Technical rambly post.
So last night I started reading MWG on microeconomics. One of the things which struck me was their use of a rather artificial-feeling mathematical framework, with consumption being a function of prices (a vector in an L-dimensional space) and of wealth (a single real number). Various bits of math follow from the statement that consumption is homogenous of degree zero as a function of these two sets of variables, which is just the statement that prices are only meaningful relative to overall wealth.
What’s a bit unnatural is the division of price and wealth into two separate variables, and the equations all reflect this. It seems a great deal more natural to merge these into an L+1-dimensional vector, with “commodity zero” being money. This is nice both mathematically (the equations are suddenly a lot more compact) and conceptually (it makes it a lot easier to think about, say, multiple kinds of money flowing around in a system) The Walras axiom then takes the form that the aggregate consumption of money over time is equal to total wealth, i.e. ultimately people spend all of their money.

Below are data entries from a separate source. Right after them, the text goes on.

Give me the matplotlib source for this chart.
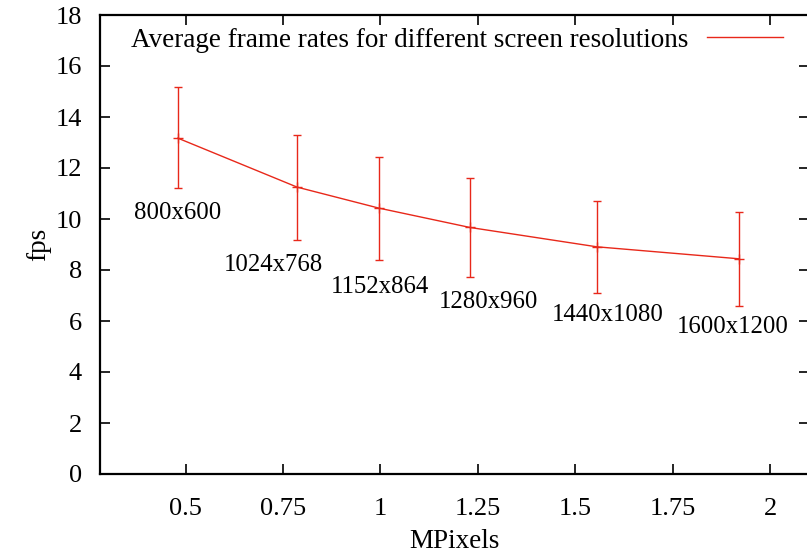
import matplotlib
matplotlib.use("Agg")
import matplotlib.pyplot as plt
from matplotlib.lines import Line2D

# screen resolutions, in megapixels, with measured frame rates
resolutions = ["800x600", "1024x768", "1152x864", "1280x960", "1440x1080", "1600x1200"]
mpixels = [0.48, 0.786, 0.995, 1.229, 1.555, 1.92]
fps_mean = [13.17, 11.25, 10.43, 9.67, 8.91, 8.44]
fps_low = [11.2, 9.19, 8.41, 7.73, 7.09, 6.57]
fps_high = [15.19, 13.3, 12.45, 11.62, 10.72, 10.28]

# where the resolution labels sit (data coordinates)
label_x = [0.479, 0.724, 0.999, 1.277, 1.583, 1.904]
label_y = [10.25, 8.2, 7.35, 6.73, 6.22, 5.75]

x_ticks = [0.5, 0.75, 1, 1.25, 1.5, 1.75, 2]
x_ticklabels = ["0.5", "0.75", "1", "1.25", "1.5", "1.75", "2"]
y_ticks = [0, 2, 4, 6, 8, 10, 12, 14, 16, 18]

plt.rcParams['font.family'] = ['Liberation Serif', 'DejaVu Serif']
fs = 19.5

W, H = 807, 557
fig = plt.figure(figsize=(W / 100, H / 100), dpi=100)
ax = fig.add_axes([100 / W, 1 - 474 / H, 709 / W, 459 / H])

red = '#e8281a'
yerr = [[m - lo for m, lo in zip(fps_mean, fps_low)],
        [hi - m for m, hi in zip(fps_mean, fps_high)]]
ax.errorbar(mpixels, fps_mean, yerr=yerr, color=red, lw=1.0, elinewidth=1.0,
            capsize=3, capthick=1.0, marker='+', markersize=7, mew=1.0)

for name, lx, ly in zip(resolutions, label_x, label_y):
    ax.text(lx, ly, name, ha='center', va='center', fontsize=17.8)

ax.set_xlim(0.28, 2.1)
ax.set_ylim(0, 18)
ax.set_xticks(x_ticks)
ax.set_xticklabels(x_ticklabels)
ax.set_yticks(y_ticks)
ax.tick_params(axis='both', direction='in', length=7, width=1.2, labelsize=19,
               top=True, right=True)
ax.tick_params(axis='x', pad=17)
ax.tick_params(axis='y', pad=13)
for sp in ax.spines.values():
    sp.set_linewidth(1.6)

ax.set_xlabel("MPixels", fontsize=fs, labelpad=7)
ax.set_ylabel("fps", fontsize=fs, labelpad=3)

handle = Line2D([], [], color=red, lw=1.0)
ax.legend([handle], ["Average frame rates for different screen resolutions"],
          loc='center right', bbox_to_anchor=(0.963, 0.9455), frameon=False,
          markerfirst=False, handlelength=2.8, handletextpad=0.7,
          borderpad=0, borderaxespad=0, fontsize=fs)

fig.savefig("out.png", dpi=100)
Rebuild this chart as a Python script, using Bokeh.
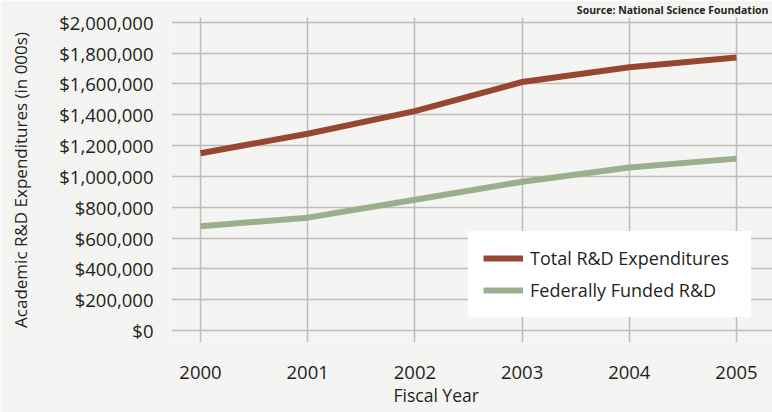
from bokeh.plotting import figure
from bokeh.models import (Range1d, FixedTicker, NumeralTickFormatter, Legend, LegendItem, Title)
from bokeh.embed import file_html
from bokeh.resources import INLINE

years = [2000, 2001, 2002, 2003, 2004, 2005]
total_rd = [1150000, 1276000, 1423000, 1612000, 1708000, 1771000]
federal_rd = [677000, 732000, 848000, 965000, 1057000, 1115000]
y_ticks = [0, 200000, 400000, 600000, 800000, 1000000, 1200000, 1400000, 1600000, 1800000, 2000000]
series_names = ["Total R&D Expenditures", "Federally Funded R&D"]
x_title = "Fiscal Year"
y_title = "Academic R&D Expenditures (in 000s)"
source_text = "Source: National Science Foundation"

FONT = "Open Sans"
TXT = "#231f20"
BG = "#f4f4f2"

p = figure(width=772, height=412, output_backend="svg", toolbar_location=None,
           x_range=Range1d(1999.7295, 2005.3358), y_range=Range1d(-77846, 2030490),
           min_border_left=171, min_border_right=0, min_border_top=17, min_border_bottom=70,
           background_fill_color=BG, border_fill_color=BG, outline_line_color=None)

p.xaxis.ticker = FixedTicker(ticks=years)
p.yaxis.ticker = FixedTicker(ticks=y_ticks)
p.yaxis.formatter = NumeralTickFormatter(format="$0,0")
for ax in (p.xaxis[0], p.yaxis[0]):
    ax.axis_line_color = None
    ax.major_tick_line_color = None
    ax.minor_tick_line_color = None
    ax.major_label_text_font = FONT
    ax.major_label_text_font_size = "18.5px"
    ax.major_label_text_color = TXT
p.xaxis.major_label_standoff = 17
p.yaxis.major_label_standoff = 12

p.yaxis.axis_label = y_title
p.yaxis.axis_label_text_font = FONT
p.yaxis.axis_label_text_font_size = "17px"
p.yaxis.axis_label_text_font_style = "normal"
p.yaxis.axis_label_text_color = TXT
p.yaxis.axis_label_standoff = 24

p.xgrid.ticker = FixedTicker(ticks=years)
p.ygrid.ticker = FixedTicker(ticks=y_ticks)
for g in (p.xgrid[0], p.ygrid[0]):
    g.grid_line_color = "#bdbdbd"
    g.grid_line_width = 1.5

r1 = p.line(years, total_rd, line_color="#984632", line_width=6)
r2 = p.line(years, federal_rd, line_color="#9caf8c", line_width=6)

legend = Legend(items=[LegendItem(label=series_names[0], renderers=[r1]),
                       LegendItem(label=series_names[1], renderers=[r2])],
                location=(297, 25), padding=15, margin=0, spacing=8,
                glyph_width=40, glyph_height=20, label_height=20, label_width=206,
                label_standoff=7, background_fill_color="#ffffff", background_fill_alpha=1,
                border_line_alpha=0, label_text_font=FONT, label_text_font_size="18px",
                label_text_color=TXT)
p.add_layout(legend, "center")

p.add_layout(Title(text=x_title, align="left", offset=222, standoff=0, vertical_align="middle",
                   text_font=FONT, text_font_size="17.5px", text_font_style="normal",
                   text_color=TXT), "below")
p.add_layout(Title(text=source_text, align="right", offset=4, standoff=0, vertical_align="middle",
                   text_font=FONT, text_font_size="10.5px", text_font_style="bold",
                   text_color=TXT), "above")

open("out.html", "w").write(file_html(p, INLINE))
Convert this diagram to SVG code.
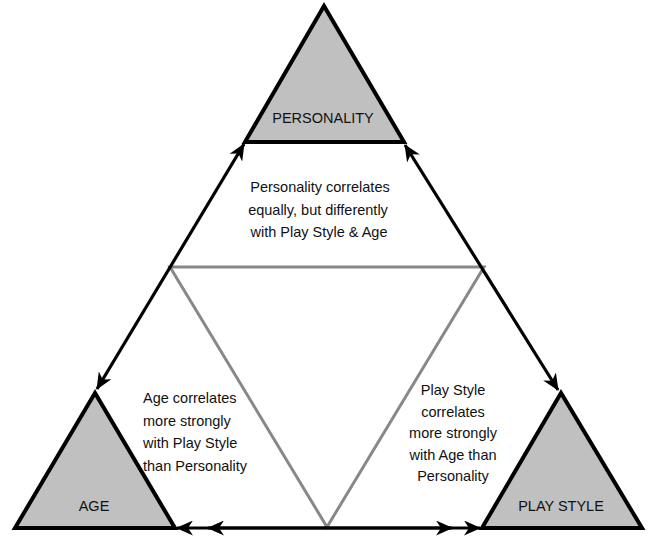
<svg xmlns="http://www.w3.org/2000/svg" width="652" height="537" viewBox="0 0 652 537">
<style>
.tri{fill:#c0c0c0;stroke:#000;stroke-width:4;stroke-linejoin:miter}
.inner{fill:none;stroke:#888;stroke-width:3}
.con{stroke:#000;stroke-width:3.2;fill:none;marker-start:url(#ah);marker-end:url(#ah)}
text{font-family:"Liberation Sans",Arial,Helvetica,sans-serif;font-size:14.5px;fill:#111}
.c{text-anchor:middle}
</style>
<defs>
<marker id="ah" viewBox="0 0 17 15" refX="16" refY="7.5" markerWidth="17" markerHeight="15" markerUnits="userSpaceOnUse" orient="auto-start-reverse">
<path d="M0,0 L17,7.5 L0,15 L5,7.5 Z" fill="#000"/>
</marker>
</defs>
<rect width="652" height="537" fill="#fff"/>
<g id="inner-triangle">
<polygon class="inner" points="170,267 484,267 327,527"/>
</g>
<g id="connectors">
<line class="con" x1="244" y1="144" x2="97" y2="389"/>
<line class="con" x1="405" y1="145" x2="558" y2="390"/>
<line class="con" x1="177" y1="528" x2="480" y2="528"/>
<line class="con" x1="208" y1="528" x2="452" y2="528"/>
</g>
<g id="personality">
<polygon class="tri" points="324,6 245,142 404,142"/>
<text class="c" x="323" y="123">PERSONALITY</text>
</g>
<g id="age">
<polygon class="tri" points="95,393 15,528 175,528"/>
<text class="c" x="94" y="511">AGE</text>
</g>
<g id="playstyle">
<polygon class="tri" points="561,393 482,528 642,528"/>
<text class="c" x="561" y="511">PLAY STYLE</text>
</g>
<g id="label-top">
<text class="c" x="320" y="192">Personality correlates</text>
<text class="c" x="318" y="214.5">equally, but differently</text>
<text class="c" x="319" y="237">with Play Style &amp; Age</text>
</g>
<g id="label-left">
<text x="143" y="403">Age correlates</text>
<text x="143" y="425.5">more strongly</text>
<text x="143" y="448">with Play Style</text>
<text x="143" y="470.5">than Personality</text>
</g>
<g id="label-right">
<text class="c" x="453" y="395">Play Style</text>
<text class="c" x="453" y="416.5">correlates</text>
<text class="c" x="453" y="438">more strongly</text>
<text class="c" x="453" y="459.5">with Age than</text>
<text class="c" x="453" y="481">Personality</text>
</g>
</svg>
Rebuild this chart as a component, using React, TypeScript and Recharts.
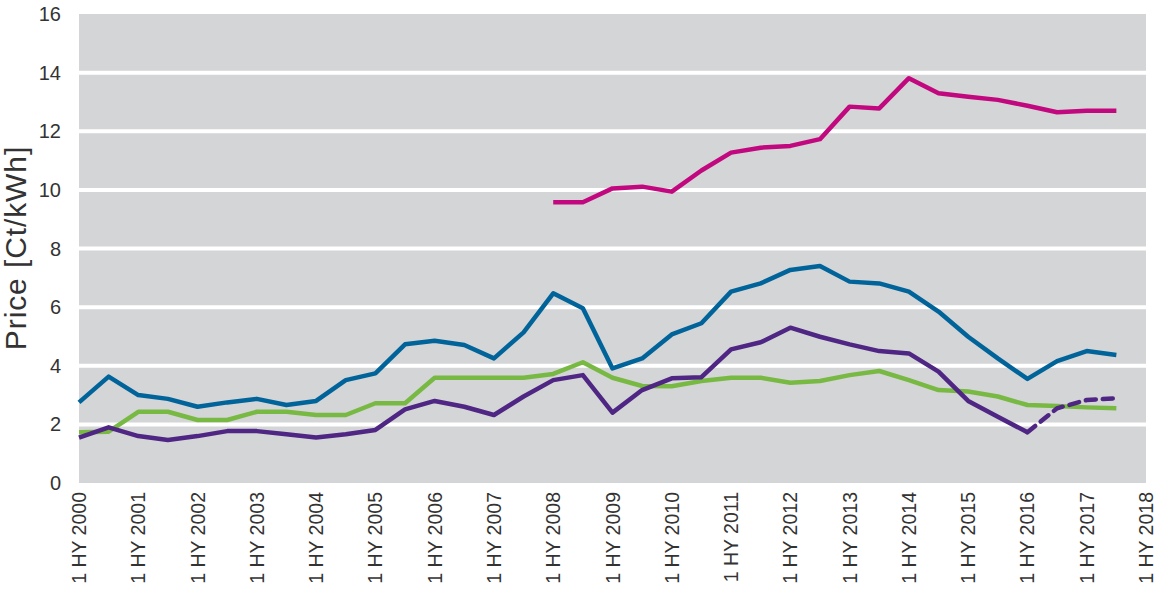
// Half-yearly electricity price components, 2000–2017 (Ct/kWh)
import { CartesianGrid, Line, LineChart, XAxis, YAxis } from "recharts";

const START_YEAR = 2000;
const YEAR_TICKS = [2000, 2001, 2002, 2003, 2004, 2005, 2006, 2007, 2008, 2009, 2010, 2011, 2012, 2013, 2014, 2015, 2016, 2017, 2018];
const PRICE_TICKS = [0, 2, 4, 6, 8, 10, 12, 14, 16];
const GRID_VALUES = [2, 4, 6, 8, 10, 12, 14];

const blue = [
  2.75, 3.63, 3.0, 2.87, 2.6, 2.75, 2.87, 2.66, 2.8, 3.51, 3.74, 4.73, 4.85, 4.71, 4.25, 5.14, 6.47, 5.96,
  3.91, 4.25, 5.07, 5.45, 6.53, 6.81, 7.27, 7.4, 6.87, 6.81, 6.53, 5.85, 4.99, 4.25, 3.55, 4.16, 4.5, 4.37
];
const green = [
  1.73, 1.75, 2.43, 2.43, 2.15, 2.15, 2.43, 2.43, 2.32, 2.32, 2.72, 2.72, 3.59, 3.59, 3.59, 3.59, 3.72, 4.12,
  3.59, 3.31, 3.3, 3.48, 3.59, 3.59, 3.42, 3.48, 3.68, 3.82, 3.51, 3.17, 3.12, 2.95, 2.66, 2.63, 2.58, 2.55
];
const purple = [
  1.55, 1.9, 1.6, 1.47, 1.6, 1.77, 1.77, 1.66, 1.55, 1.66, 1.81, 2.51, 2.8, 2.6, 2.32, 2.95, 3.51, 3.68,
  2.4, 3.17, 3.57, 3.61, 4.56, 4.8, 5.3, 4.99, 4.73, 4.5, 4.42, 3.8, 2.8, 2.26, 1.73, null, null, null
];
const purpleForecast = [
  null, null, null, null, null, null, null, null, null, null, null, null, null, null, null, null, null, null,
  null, null, null, null, null, null, null, null, null, null, null, null, null, null, 1.73, 2.55, 2.83, 2.89
];
const magenta = [
  null, null, null, null, null, null, null, null, null, null, null, null, null, null, null, null, 9.58, 9.58,
  10.05, 10.11, 9.94, 10.66, 11.27, 11.44, 11.5, 11.73, 12.84, 12.78, 13.81, 13.3, 13.18, 13.07, 12.87, 12.65, 12.7, 12.7
];

const data = blue.map((b, i) => ({
  t: START_YEAR + i / 2,
  blue: b,
  green: green[i],
  purple: purple[i],
  purpleForecast: purpleForecast[i],
  magenta: magenta[i]
}));

const FONT = "'Liberation Sans', Arial, sans-serif";
const TEXT_COLOR = "#333333";

function YearTick({ x, y, payload }: any) {
  return (
    <text
      x={x}
      y={y}
      transform={`rotate(-90 ${x} ${y})`}
      textAnchor="end"
      dominantBaseline="central"
      fontFamily={FONT}
      fontSize={19.5}
      fill={TEXT_COLOR}
    >
      {`1 HY ${payload.value}`}
    </text>
  );
}

function PriceTitle() {
  return (
    <text
      x={15}
      y={248}
      transform="rotate(-90 15 248)"
      textAnchor="middle"
      dominantBaseline="central"
      fontFamily={FONT}
      fontSize={30}
      letterSpacing={0.9}
      fill={TEXT_COLOR}
    >
      Price [Ct/kWh]
    </text>
  );
}

export default function App() {
  return (
    <div style={{ position: "absolute", left: 0, top: 0, background: "#fff" }}>
      <LineChart width={1160} height={591} data={data} margin={{ top: 14, right: 14, bottom: 0, left: 0 }}>
        <CartesianGrid
          vertical={false}
          horizontalValues={GRID_VALUES}
          stroke="#ffffff"
          strokeWidth={4}
          fill="#d4d5d7"
          fillOpacity={1}
        />
        <XAxis
          dataKey="t"
          type="number"
          domain={[2000, 2018]}
          ticks={YEAR_TICKS}
          interval={0}
          height={108}
          axisLine={false}
          tickLine={false}
          tickSize={0}
          tickMargin={9}
          tick={<YearTick />}
        />
        <YAxis
          type="number"
          domain={[0, 16]}
          ticks={PRICE_TICKS}
          width={79}
          axisLine={false}
          tickLine={false}
          tickSize={0}
          tickMargin={18}
          tick={{ fontFamily: FONT, fontSize: 20, fill: TEXT_COLOR }}
          label={() => <PriceTitle />}
        />
        <Line dataKey="green" stroke="#78b943" strokeWidth={4.5} dot={false} isAnimationActive={false} strokeLinejoin="round" />
        <Line dataKey="blue" stroke="#00649a" strokeWidth={4.5} dot={false} isAnimationActive={false} strokeLinejoin="round" />
        <Line dataKey="magenta" stroke="#c2087e" strokeWidth={4.5} dot={false} isAnimationActive={false} strokeLinejoin="round" />
        <Line dataKey="purple" stroke="#4f2683" strokeWidth={4.5} dot={false} isAnimationActive={false} strokeLinejoin="round" />
        <Line
          dataKey="purpleForecast"
          stroke="#4f2683"
          strokeWidth={4.5}
          strokeDasharray="10 7"
          strokeLinecap="round"
          dot={false}
          isAnimationActive={false}
        />
      </LineChart>
    </div>
  );
}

But this led me to two questions which I think still need some pondering.
- In this context, the Walras axiom no longer seems so obvious, especially when you consider that there could be multiple “money-like” commodities in the system. What is special about money that causes people to ultimately spend all of it? In a utility model, I could see that money would be a utility-zero commodity, so if there’s anything with positive value to spend it on you would probably do so. (At least, so long as all interactions are linear — but I think that you can prove that they always are) But this non-obviousness suggests that there may be a more interesting way to phrase the axiom which ties more directly to the way that people relate to money.
- Once you start to treat money as Yet Another Commodity, the arbitrariness of using it as the scale for all the other variables seems significantly more obvious. Not in the moral sense, where it was pretty obvious to begin with, but simply mathematically; the choice of a preferred axis in commodity space seems almost perverse. One interesting alternative way to model things (which fits more naturally with choice models) would be to think about pairwise exchange costs rather than overall numerical costs — i.e., to think of everything as barter, with money simply a highly fungible good. What’s interesting is that this is significantly more general than numerical costs, in the same way that choice models are more general than preference models; it lets you model things such as nonfungible goods. (Money can buy time, but can’t necessarily buy loyalty; on the other hand, loyalty can buy loyalty) I suspect that there are some interesting techniques possible here — has this area been explored?